Fermion absorption cross section of a Schwarzschild black hole

We study the absorption of massive spin-half particles by a small Schwarzschild black hole by numerically solving the single-particle Dirac equation in Painlevé-Gullstrand coordinates. We calculate the absorption cross section $\sigma$ over a range of gravitational couplings $Mm/m_P{}^2$ and incident particle energies $E$. At high couplings, where the Schwarzschild radius $R_S$ is much greater than the particle wavelength $\lambda$, we find that $\sigma (E)$ approaches the classical result for a point particle. At intermediate couplings, where $R_S\sim \lambda$, we find oscillations around the classical limit whose precise form depends on the particle mass. At low couplings, where $R_S\ll \lambda$, we demonstrate that the minimum-possible cross section approaches $\pi R_S{}^2/2$. For high incident particle energies, the cross section converges on the geometric-optics value of $27\pi R_S{}^2/4$. At low particle energies we find agreement with an approximation derived by Unruh.

Figure 1

Classical and quantum absorption cross section.

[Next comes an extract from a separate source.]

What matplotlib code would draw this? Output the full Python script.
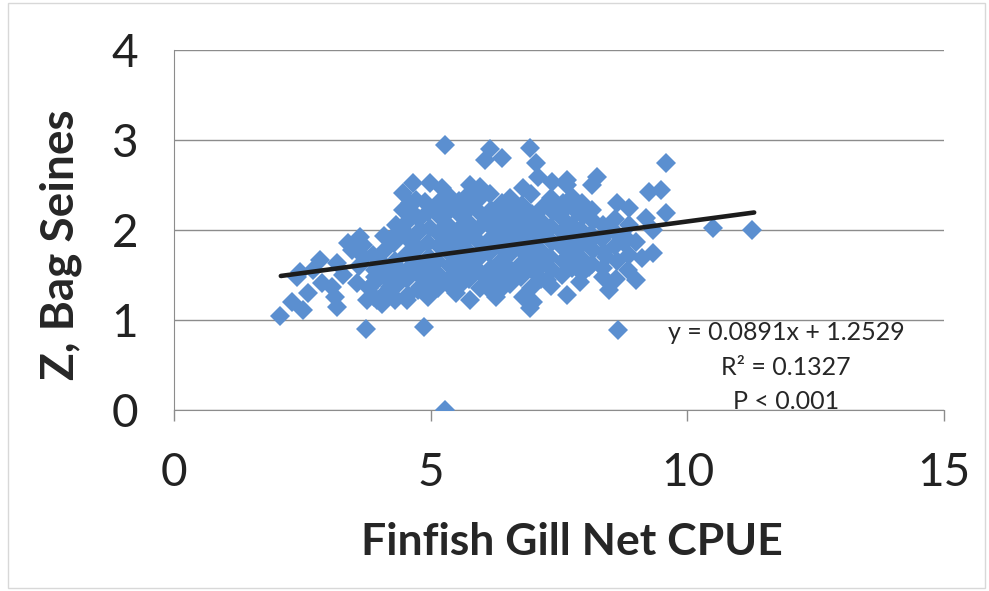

The plot compares the absorption cross section for the Dirac wave [solid curve] with the classical prediction for a point particle [dotted curve], for a gravitational coupling of $\alpha =Mm/m_P{}^2=0.2$. The cross section is plotted in units of $(GM/c^2{)}^2$ (proportional to the event horizon area), and the energy in units of the rest mass energy $m{c}^2$.

Figure 2

Partial wave cross sections at $\alpha =0.2$. This plot shows the contribution from each partial wave [labeled by angular momentum $\kappa =\pm (j+1/2)$] to the total cross section ${\sigma }_{\mathrm{tot}}$, for a gravitational coupling of $\alpha =Mm/m_P{}^2=0.2$. The cross section is plotted in units of $(GM/c^2{)}^2$ (proportional to the event horizon area), and the incident particle energy in units of the rest mass energy $m{c}^2$.

Figure 3

Quantum absorption cross section for a range of couplings. The plot shows the cross section at a range of gravitational couplings, $0.05\le Mm/m_P{}^2\le 0.2$. The horizontal line is the photon limit.

Figure 4

Quantum absorption cross sections in the ${\lambda }_C\gg R_S$ limit. The plot shows the absorption cross section as a function of energy, for small couplings, $\alpha =Mm/m_P{}^2\ll 1$. In the low-energy region plotted here, the wavelength of the Dirac particle is large compared to the black hole event horizon. Absorption is dominated by the lowest $j=1/2$ angular momentum states ($\kappa =1,-1$ states), and the low-energy approximation of Unruh [7] is valid (see text). As $\alpha \to 0$, the minimum of the cross section approaches $2\pi$ (dotted line). In the high-energy limit, all cross sections return to the photon limit, $27\pi$.